##### Extracted entries #####
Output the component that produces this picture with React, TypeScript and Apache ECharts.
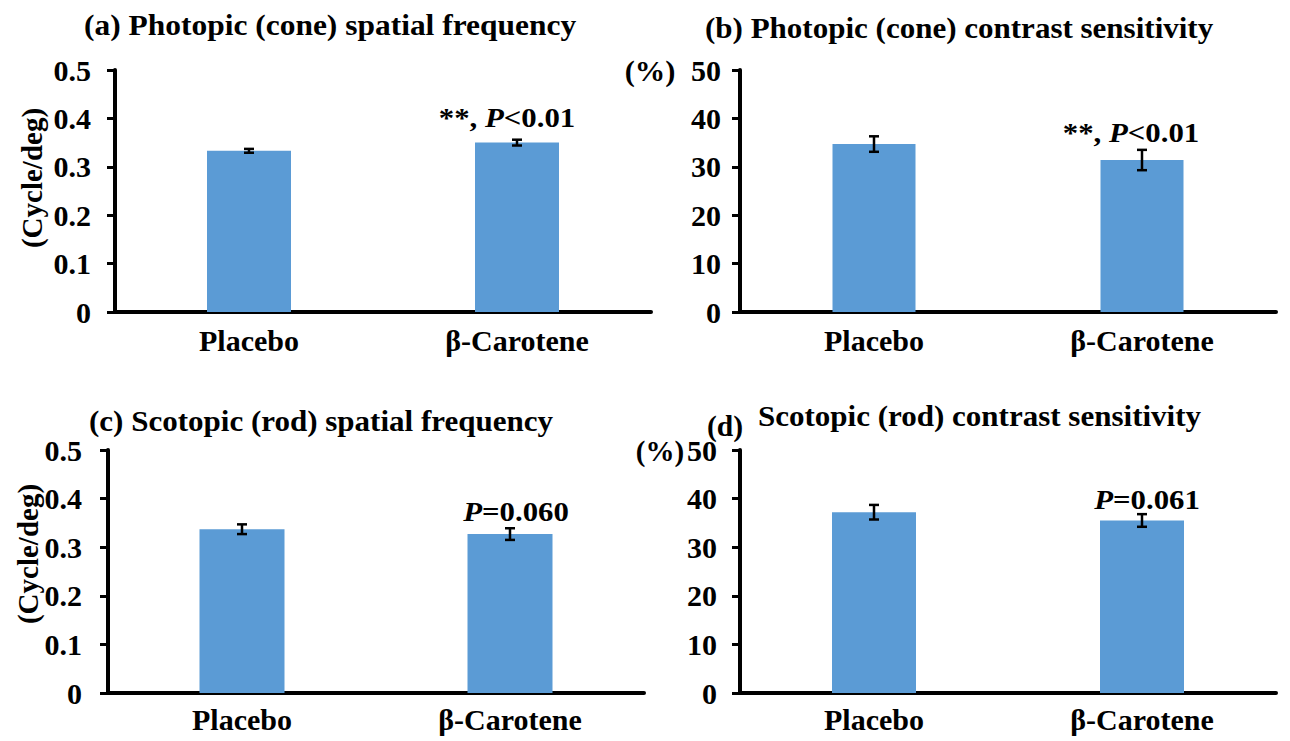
import React, { useEffect, useRef } from "react";
import * as echarts from "echarts";

const categories = ["Placebo", "β-Carotene"];

const coneFreqValues = [0.333, 0.35];
const coneFreqErrors = [0.004, 0.006];
const coneContrastValues = [34.7, 31.4];
const coneContrastErrors = [1.6, 2.1];
const rodFreqValues = [0.337, 0.327];
const rodFreqErrors = [0.01, 0.012];
const rodContrastValues = [37.2, 35.5];
const rodContrastErrors = [1.5, 1.3];

const coneFreqNotes = ["", "**, P<0.01"];
const coneContrastNotes = ["", "**, P<0.01"];
const rodFreqNotes = ["", "P=0.060"];
const rodContrastNotes = ["", "P=0.061"];

const freqAxis = { min: 0, max: 0.5, interval: 0.1 };
const contrastAxis = { min: 0, max: 50, interval: 10 };

const titleA = "(a) Photopic (cone) spatial frequency";
const titleB = "(b) Photopic (cone) contrast sensitivity";
const titleC = "(c) Scotopic (rod) spatial frequency";
const titleDLabel = "(d)";
const titleD = "Scotopic (rod) contrast sensitivity";
const freqUnit = "(Cycle/deg)";
const pctUnit = "(%)";

const FONT = "Liberation Serif";
const BAR = "#5B9BD5";

function richify(note: string) {
  const idx = note.indexOf("P");
  const before = note.slice(0, idx);
  const after = note.slice(idx + 1);
  return (before ? `{n|${before}}` : "") + "{p|P}" + (after ? `{n|${after}}` : "");
}

function errRender(errs: number[], notes: string[], dx: number, gap: number) {
  return (params: any, api: any) => {
    const i = api.value(0);
    const v = api.value(1);
    const e = errs[params.dataIndex];
    const top = api.coord([i, v + e]);
    const bot = api.coord([i, v - e]);
    const cap = 5;
    const ls = { stroke: "#000", lineWidth: 2.5 };
    const children: any[] = [
      { type: "line", shape: { x1: top[0], y1: top[1], x2: bot[0], y2: bot[1] }, style: ls },
      { type: "line", shape: { x1: top[0] - cap, y1: top[1], x2: top[0] + cap, y2: top[1] }, style: ls },
      { type: "line", shape: { x1: bot[0] - cap, y1: bot[1], x2: bot[0] + cap, y2: bot[1] }, style: ls },
    ];
    const note = notes[params.dataIndex];
    if (note) {
      children.push({
        type: "text",
        x: top[0] + dx,
        y: top[1] - gap,
        scaleX: 1.1,
        style: {
          text: richify(note),
          align: "center",
          verticalAlign: "bottom",
          fill: "#000",
          fontFamily: FONT,
          fontSize: 28,
          fontWeight: "bold",
          rich: {
            n: { fontFamily: FONT, fontSize: 28, fontWeight: "bold", fill: "#000" },
            p: { fontFamily: FONT, fontSize: 28, fontWeight: "bold", fontStyle: "italic", fill: "#000" },
          },
        },
      });
    }
    return { type: "group", children };
  };
}

export default function App() {
  const ref = useRef<HTMLDivElement>(null);
  useEffect(() => {
    if (!ref.current) return;
    const chart = echarts.init(ref.current, null, { renderer: "svg" });

    const grids = [
      { left: 115, top: 70, width: 536, height: 242 },
      { left: 740, top: 70, width: 536, height: 242 },
      { left: 108, top: 450, width: 536, height: 243 },
      { left: 740, top: 450, width: 536, height: 243 },
    ];
    const catMargins = [13, 13, 11, 11];
    const xAxes = grids.map((_, gi) => ({
      type: "category",
      gridIndex: gi,
      data: categories,
      axisLine: { show: true, lineStyle: { color: "#000", width: 4 } },
      axisTick: { show: false },
      axisLabel: {
        color: "#000",
        fontFamily: FONT,
        fontSize: 30,
        fontWeight: "bold",
        margin: catMargins[gi],
      },
    }));
    const axisCfg = [freqAxis, contrastAxis, freqAxis, contrastAxis];
    const labelMargins = [24, 19, 26, 23];
    const yAxes = grids.map((_, gi) => ({
      type: "value",
      gridIndex: gi,
      min: axisCfg[gi].min,
      max: axisCfg[gi].max,
      interval: axisCfg[gi].interval,
      splitLine: { show: false },
      axisLine: { show: true, lineStyle: { color: "#000", width: 4 } },
      axisTick: { show: true, length: 8, lineStyle: { color: "#000", width: 3 } },
      axisLabel: {
        color: "#000",
        fontFamily: FONT,
        fontSize: 30,
        fontWeight: "bold",
        margin: labelMargins[gi],
        formatter: (v: number) =>
          gi % 2 === 0 ? (v === 0 ? "0" : v.toFixed(1)) : String(Math.round(v)),
      },
    }));

    const sets = [
      [coneFreqValues, coneFreqErrors, coneFreqNotes],
      [coneContrastValues, coneContrastErrors, coneContrastNotes],
      [rodFreqValues, rodFreqErrors, rodFreqNotes],
      [rodContrastValues, rodContrastErrors, rodContrastNotes],
    ] as [number[], number[], string[]][];

    const barWidths = [84, 83, 85, 84];
    const noteDx = [-10, -11, 6, 5];
    const noteGap = [8, 3, 3, 1];
    const series: any[] = [];
    sets.forEach(([vals, errs, notes], gi) => {
      series.push({
        type: "bar",
        xAxisIndex: gi,
        yAxisIndex: gi,
        data: vals,
        barWidth: barWidths[gi],
        itemStyle: { color: BAR },
        z: 2,
      });
      series.push({
        type: "custom",
        xAxisIndex: gi,
        yAxisIndex: gi,
        data: vals.map((v, i) => [i, v]),
        renderItem: errRender(errs, notes, noteDx[gi], noteGap[gi]),
        z: 3,
      });
    });

    const titleStyle = (text: string, size = 29) => ({
      text,
      fontFamily: FONT,
      fontSize: size,
      fontWeight: "bold",
      fill: "#000",
    });

    const graphic: any[] = [
      { type: "text", x: 84, y: 25, scaleX: 1.085, style: { ...titleStyle(titleA), align: "left", verticalAlign: "middle" } },
      { type: "text", x: 705, y: 28, scaleX: 1.07, style: { ...titleStyle(titleB), align: "left", verticalAlign: "middle" } },
      { type: "text", x: 89, y: 421, scaleX: 1.07, style: { ...titleStyle(titleC), align: "left", verticalAlign: "middle" } },
      { type: "text", x: 707, y: 426, scaleX: 1.02, style: { ...titleStyle(titleDLabel), align: "left", verticalAlign: "middle" } },
      { type: "text", x: 758, y: 416, scaleX: 1.07, style: { ...titleStyle(titleD), align: "left", verticalAlign: "middle" } },
      { type: "text", x: 32, y: 178, rotation: Math.PI / 2, style: { ...titleStyle(freqUnit, 29), align: "center", verticalAlign: "middle" } },
      { type: "text", x: 28, y: 554, rotation: Math.PI / 2, style: { ...titleStyle(freqUnit, 29), align: "center", verticalAlign: "middle" } },
      { type: "text", x: 650, y: 71, scaleX: 1.05, style: { ...titleStyle(pctUnit, 29), align: "center", verticalAlign: "middle" } },
      { type: "text", x: 660, y: 451, scaleX: 1.0, style: { ...titleStyle(pctUnit, 29), align: "center", verticalAlign: "middle" } },
    ];

    chart.setOption({
      animation: false,
      backgroundColor: "#fff",
      grid: grids,
      xAxis: xAxes,
      yAxis: yAxes,
      series,
      graphic,
    });
    return () => chart.dispose();
  }, []);
  return (
    <div
      ref={ref}
      style={{ position: "fixed", left: 0, top: 0, width: 1290, height: 741, background: "#fff" }}
    />
  );
}
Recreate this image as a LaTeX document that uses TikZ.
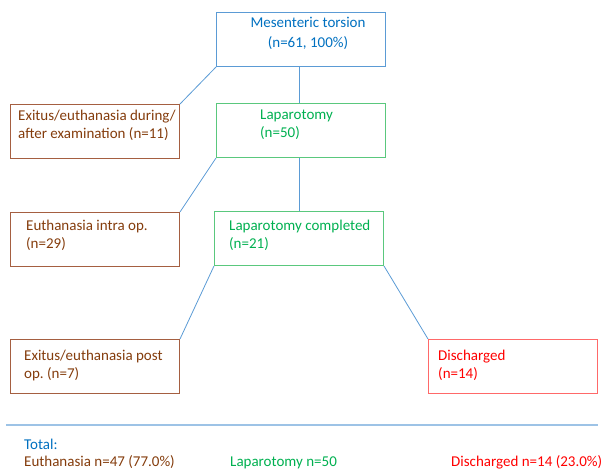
\documentclass[tikz,border=0pt]{standalone}
\usepackage{fontspec}
\setmainfont{Carlito}
\frenchspacing
\usetikzlibrary{scopes}

\definecolor{torsionblue}{RGB}{0,112,192}
\definecolor{frameblue}{RGB}{91,155,213}
\definecolor{rulerblue}{RGB}{157,195,230}
\definecolor{deathbrown}{RGB}{132,60,12}
\definecolor{framebrown}{RGB}{165,95,65}
\definecolor{lapgreen}{RGB}{0,176,80}
\definecolor{framegreen}{RGB}{90,200,125}
\definecolor{homered}{RGB}{255,0,0}
\definecolor{framered}{RGB}{255,105,105}

\begin{document}
\begin{tikzpicture}[x=1pt,y=-1pt,font=\fontsize{15}{18}\selectfont]
\useasboundingbox (0,0) rectangle (602,471);

\begin{scope}[every node/.style={draw,line width=1pt,anchor=north west,
                                 inner sep=0pt,minimum width=169pt,minimum height=54pt}]
    \node[draw=frameblue]  (MT) at (216,12) {};
    \node[draw=framebrown] (EE) at (10,104) {};
    \node[draw=framegreen] (LA) at (216,103) {};
    \node[draw=framebrown] (EI) at (10,212) {};
    \node[draw=framegreen] (LC) at (214,211) {};
    \node[draw=framebrown] (EP) at (10,339) {};
    \node[draw=framered]   (DI) at (428,339) {};
\end{scope}

\begin{scope}[every node/.style={anchor=north west,inner sep=0pt,align=left}]
    \node[torsionblue,anchor=north,align=center,font=\fontsize{15}{20}\selectfont]
        (MTtext) at (308,17) {Mesenteric torsion\\(n=61, 100\%)};
    \node[deathbrown] (EEtext) at (18,110) {Exitus/euthanasia during/\\after examination (n=11)};
    \node[lapgreen]   (LAtext) at (260,110) {Laparotomy\\(n=50)};
    \node[deathbrown] (EItext) at (26,220) {Euthanasia intra op.\\(n=29)};
    \node[lapgreen]   (LCtext) at (229,220) {Laparotomy completed\\(n=21)};
    \node[deathbrown] (EPtext) at (24,350) {Exitus/euthanasia post\\op. (n=7)};
    \node[homered]    (DItext) at (438,350) {Discharged\\(n=14)};
\end{scope}

\begin{scope}[every edge/.style={draw=frameblue,line width=0.8pt}]
    \path (MT.south west) edge (EE.north east);
    \path (MT.south -| 299,0) edge (LA.north -| 299,0);
    \path (LA.south west) edge (EI.north east);
    \path (LA.south -| 299,0) edge (LC.north -| 299,0);
    \path (LC.south west) edge (EP.north east);
    \path (LC.south east) edge (DI.north west);
\end{scope}

\coordinate (RL) at (6,425);
\coordinate (RR) at (598,425);
\draw[rulerblue,line width=1.6pt] (RL) -- (RR);

\begin{scope}[every node/.style={anchor=base west,inner sep=0pt}]
    \node[torsionblue] (total) at (24,449) {Total:};
    \node[deathbrown]  (totE)  at (24,466) {Euthanasia n=47 (77.0\%)};
    \node[lapgreen]    (totL)  at (230,466) {Laparotomy n=50};
    \node[homered]     (totD)  at (451,466) {Discharged n=14 (23.0\%)};
\end{scope}
\end{tikzpicture}
\end{document}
#####
With the pictures removed from your copy, retype the lines above from the one that contains "Recreate this image" through the one that contains "(0,0) rectangle (602,471);", exactly.

Recreate this image as a LaTeX document that uses TikZ.
\documentclass[tikz,border=0pt]{standalone}
\usepackage{fontspec}
\setmainfont{Carlito}
\frenchspacing
\usetikzlibrary{scopes}

\definecolor{torsionblue}{RGB}{0,112,192}
\definecolor{frameblue}{RGB}{91,155,213}
\definecolor{rulerblue}{RGB}{157,195,230}
\definecolor{deathbrown}{RGB}{132,60,12}
\definecolor{framebrown}{RGB}{165,95,65}
\definecolor{lapgreen}{RGB}{0,176,80}
\definecolor{framegreen}{RGB}{90,200,125}
\definecolor{homered}{RGB}{255,0,0}
\definecolor{framered}{RGB}{255,105,105}

\begin{document}
\begin{tikzpicture}[x=1pt,y=-1pt,font=\fontsize{15}{18}\selectfont]
\useasboundingbox (0,0) rectangle (602,471);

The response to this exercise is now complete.